Making the Grade
Being in college means you've already aced your SATs, taken all the college prep classes and filled out myriad applications to secure your place. Armed with all that experience, you can help current high school students achieve their college dreams.
It was just after graduating from Mas-sachusetts Institute of Technology with a bachelor's degree that Christine Ortiz, now 25, moved back home and started tutoring high school students in her neighborhood. After starting a graduate program at the University of Central Florida, where she is earning a master's in education, she envisioned a whole space devoted to learning. In fall 2007, she started The Knowledge Lab, a tutoring center in Longwood, Florida. Ortiz created a space with comfortable couches, custom murals and a refrigerator full of snacks to welcome students who come to her after-school SAT prep classes and help sessions on subjects like calculus and chemistry. Set to graduate herself next month, Ortiz knows how to navigate the college prep and application process--and shares with students what she wishes someone had shared with her. Positive testimonials from happy students and parents are now one of Ortiz's best marketing tools. She created a street team to talk up her business to high school kids at sporting events and the like. She also markets her business to guidance counselors as a way to get referrals. The K-Lab projects revenue of about $75,000 for its first full year in business. "I'm trying to create the kind of environment where kids want to come, they love the people who work there and they get along with the other kids," she says. "It feels like they're just hanging out and they happen to get their work done while they're [here]." Word-of-mouth marketing and networking within your community is key to getting student clients for your college prep and tutoring business, says William H. Crookston, professor of entrepreneurship at the University of Southern California's Lloyd Greif Center for Entrepreneurial Studies. Go to PTA events or counselor events to get your business's name out there. And know what your services are worth. "Write a price list schedule," says Crookston. "And ask for [payment] before you perform the services." If you plan to grow your college prep and tutoring business, you'll want to hire a fleet of tutors. Depending on your needs, you may want to search for employees or independent contractors--but make sure you get a federal tax ID number so you can send out official 1099 or W-9 forms come tax time.

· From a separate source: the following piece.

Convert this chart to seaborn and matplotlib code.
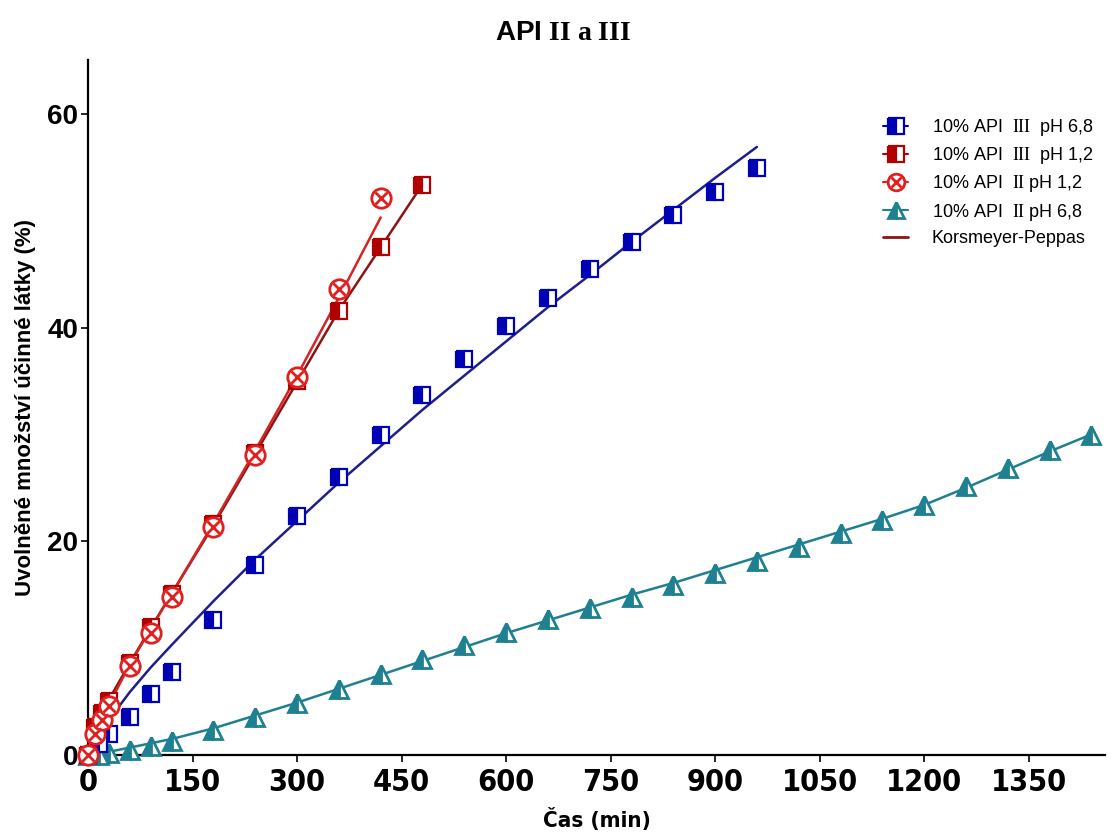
import numpy as np
import pandas as pd
import matplotlib
matplotlib.use("Agg")
import matplotlib.pyplot as plt
import seaborn as sns
from matplotlib.lines import Line2D
from matplotlib.legend_handler import HandlerTuple
from matplotlib import font_manager as fm

# ---------------- data ----------------
t_b = [0, 15, 30, 60, 90, 120, 180, 240, 300, 360, 420, 480, 540, 600, 660, 720, 780, 840, 900, 960]
v_b = [0, 1.0, 2.0, 3.6, 5.7, 7.8, 12.6, 17.8, 22.4, 26.0, 29.9, 33.7, 37.1, 40.1, 42.8, 45.5, 48.0, 50.5, 52.7, 54.9]
fit_b = [0, 1.9, 3.3, 5.9, 8.2, 10.3, 14.4, 18.3, 21.9, 25.5, 28.9, 32.3, 35.5, 38.7, 41.9, 44.9, 48.0, 51.0, 54.0, 56.9]

t_r3 = [0, 10, 20, 30, 60, 90, 120, 180, 240, 300, 360, 420, 480]
v_r3 = [0, 2.6, 3.9, 5.1, 8.6, 12.0, 15.1, 21.6, 28.3, 35.0, 41.5, 47.5, 53.3]
fit_r3 = [0, 2.4, 3.9, 5.2, 8.6, 11.9, 15.1, 21.5, 28.2, 34.9, 41.6, 47.5, 53.4]

t_r2 = [0, 10, 20, 30, 60, 90, 120, 180, 240, 300, 360, 420]
v_r2 = [0, 2.0, 3.3, 4.6, 8.3, 11.4, 14.8, 21.3, 28.1, 35.4, 43.6, 52.1]
fit_r2 = [0, 2.0, 3.4, 4.7, 8.5, 11.8, 15.1, 21.7, 28.5, 35.5, 42.8, 50.3]

t_t = [0, 15, 30, 60, 90, 120, 180, 240, 300, 360, 420, 480, 540, 600, 660, 720, 780, 840,
       900, 960, 1020, 1080, 1140, 1200, 1260, 1320, 1380, 1440]
v_t = [0, 0.05, 0.15, 0.5, 0.8, 1.3, 2.3, 3.6, 4.9, 6.2, 7.6, 9.0, 10.3, 11.5, 12.7, 13.8, 14.8, 15.9,
       17.0, 18.2, 19.5, 20.8, 22.0, 23.4, 25.2, 26.9, 28.5, 29.9]
fit_t = [0, 0.1, 0.3, 0.7, 1.1, 1.5, 2.5, 3.7, 4.9, 6.2, 7.5, 8.8, 10.1, 11.4, 12.6, 13.8, 15.0, 16.1,
         17.3, 18.5, 19.7, 20.9, 22.1, 23.4, 25.0, 26.7, 28.4, 30.0]

labels = [r"10% API  $\mathrm{III}$  pH 6,8",
          r"10% API  $\mathrm{III}$  pH 1,2",
          r"10% API  $\mathrm{II}$ pH 1,2",
          r"10% API  $\mathrm{II}$ pH 6,8",
          "Korsmeyer-Peppas"]
x_ticks = [0, 150, 300, 450, 600, 750, 900, 1050, 1200, 1350]
y_ticks = [0, 20, 40, 60]
title_txt = r"API $\mathbf{II\ a\ III}$"
xlabel_txt = "Čas (min)"
ylabel_txt = "Uvolněné množství účinné látky (%)"

# ---------------- style ----------------
sns.set_theme(style="white")
plt.rcParams["font.family"] = ["Liberation Sans", "DejaVu Sans"]
plt.rcParams["mathtext.fontset"] = "custom"
plt.rcParams["mathtext.rm"] = "Liberation Serif"
plt.rcParams["mathtext.it"] = "Liberation Serif:italic"
plt.rcParams["mathtext.bf"] = "Liberation Serif:bold"
for k in ["text.color", "axes.labelcolor", "xtick.color", "ytick.color"]:
    plt.rcParams[k] = "black"

# condensed face for the x axis, if one is installed
narrow_kw = {"fontfamily": "Liberation Sans"}
for f in fm.fontManager.ttflist:
    if f.name == "Liberation Sans Narrow":
        narrow_kw = {"fontfamily": "Liberation Sans Narrow"}
        break
else:
    for f in fm.fontManager.ttflist:
        if f.name == "DejaVu Sans" and str(f.stretch) in ("condensed", "semi-condensed") and f.weight in ("bold", 700):
            narrow_kw = {"fontfamily": "DejaVu Sans", "fontstretch": "condensed"}
            break

C_BLUE = "#0000B4"
C_BLUE_L = "#1E1E8C"
C_DRED = "#B00000"
C_DRED_L = "#8B1414"
C_RED = "#E0201E"
C_RED_L = "#D42424"
C_TEAL = "#1E8090"

fig = plt.figure(figsize=(11.16, 8.38), dpi=100)
ax = fig.add_axes([0.0789, 0.099, 0.9115, 0.829])

df = pd.DataFrame
# fit lines
for t, f, c in [(t_t, fit_t, C_TEAL), (t_b, fit_b, C_BLUE_L), (t_r3, fit_r3, C_DRED_L), (t_r2, fit_r2, C_RED_L)]:
    sns.lineplot(data=df({"t": t, "v": f}), x="t", y="v", ax=ax, color=c, lw=1.8,
                 estimator=None, sort=False, legend=False, zorder=2)

# markers
def marks(t, v, **kw):
    sns.lineplot(data=df({"t": t, "v": v}), x="t", y="v", ax=ax, linestyle="",
                 estimator=None, sort=False, legend=False, clip_on=False, zorder=3, **kw)

marks(t_t, v_t, color=C_TEAL, marker="^", markersize=13, fillstyle="left",
      markerfacecolor=C_TEAL, markerfacecoloralt="white", markeredgecolor=C_TEAL, markeredgewidth=2.0)
marks(t_b, v_b, color=C_BLUE, marker="s", markersize=12, fillstyle="left",
      markerfacecolor=C_BLUE, markerfacecoloralt="white", markeredgecolor=C_BLUE, markeredgewidth=1.6)
marks(t_r3, v_r3, color=C_DRED, marker="s", markersize=12, fillstyle="left",
      markerfacecolor=C_DRED, markerfacecoloralt="white", markeredgecolor=C_DRED, markeredgewidth=1.6)
marks(t_r2, v_r2, color=C_RED, marker="o", markersize=14, markerfacecolor="white",
      markeredgecolor=C_RED, markeredgewidth=2.0)
marks(t_r2, v_r2, color=C_RED, marker="x", markersize=8, markeredgecolor=C_RED, markeredgewidth=2.0)

ax.set_xlim(0, 1460)
ax.set_ylim(0, 65)
ax.set_xticks(x_ticks)
ax.set_xticklabels([str(x) for x in x_ticks], fontweight="bold", fontsize=22, **narrow_kw)
ax.set_yticks(y_ticks)
ax.set_yticklabels([str(y) for y in y_ticks], fontweight="bold", fontsize=20)
ax.tick_params(axis="both", direction="out", length=5, width=1.2, color="black",
               bottom=True, left=True)
ax.tick_params(axis="y", pad=2)
ax.tick_params(axis="x", pad=4)
for s in ["top", "right"]:
    ax.spines[s].set_visible(False)
for s in ["left", "bottom"]:
    ax.spines[s].set_color("black")
    ax.spines[s].set_linewidth(1.6)

ax.set_xlabel(xlabel_txt, fontweight="bold", fontsize=16, labelpad=8, **narrow_kw)
ax.set_ylabel(ylabel_txt, fontweight="bold", fontsize=16, labelpad=8)
fig.text(0.5045, 0.961, title_txt, ha="center", va="center", fontsize=20, fontweight="bold")

# legend
hb = Line2D([], [], color=C_BLUE, marker="s", ms=11, fillstyle="left", markerfacecolor=C_BLUE,
            markerfacecoloralt="white", markeredgecolor=C_BLUE, mew=1.6, lw=1.5)
hr3 = Line2D([], [], color=C_DRED, marker="s", ms=11, fillstyle="left", markerfacecolor=C_DRED,
             markerfacecoloralt="white", markeredgecolor=C_DRED, mew=1.6, lw=1.5)
hr2a = Line2D([], [], color=C_RED, marker="o", ms=12, markerfacecolor="white", markeredgecolor=C_RED, mew=2.0, lw=1.5)
hr2b = Line2D([], [], color=C_RED, marker="x", ms=7, markeredgecolor=C_RED, mew=2.0, lw=0)
ht = Line2D([], [], color=C_TEAL, marker="^", ms=12, fillstyle="left", markerfacecolor=C_TEAL,
            markerfacecoloralt="white", markeredgecolor=C_TEAL, mew=2.0, lw=1.5)
hk = Line2D([], [], color=C_DRED_L, lw=2)
leg = ax.legend([hb, hr3, (hr2a, hr2b), ht, hk], labels,
                handler_map={tuple: HandlerTuple(ndivide=1)},
                loc="upper left", bbox_to_anchor=(874 / 1116, 1 - 108 / 838),
                bbox_transform=fig.transFigure, frameon=False, fontsize=13,
                handlelength=1.4, handletextpad=1.3, labelspacing=0.4, borderpad=0)

fig.savefig("out.png", dpi=100)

Building out a huge network of tutors--more than 700--has helped Greg Zumas, 31, and Richard Enos, 32, grow their tutoring service, StudyPoint Inc., to 10 cities. Starting in Boston in 1999, Zumas, then a Cornell University student, and Enos, a Cornell graduate, quickly brought in nearly 20 tutors their first fall season. "Ninety-nine percent [of our success] is based on who's going out and working with the kids. We still spend a lot of time and money [on recruiting and training] and are very selective on instructors," says Zumas, who projects company sales to hit more than $6 million this year.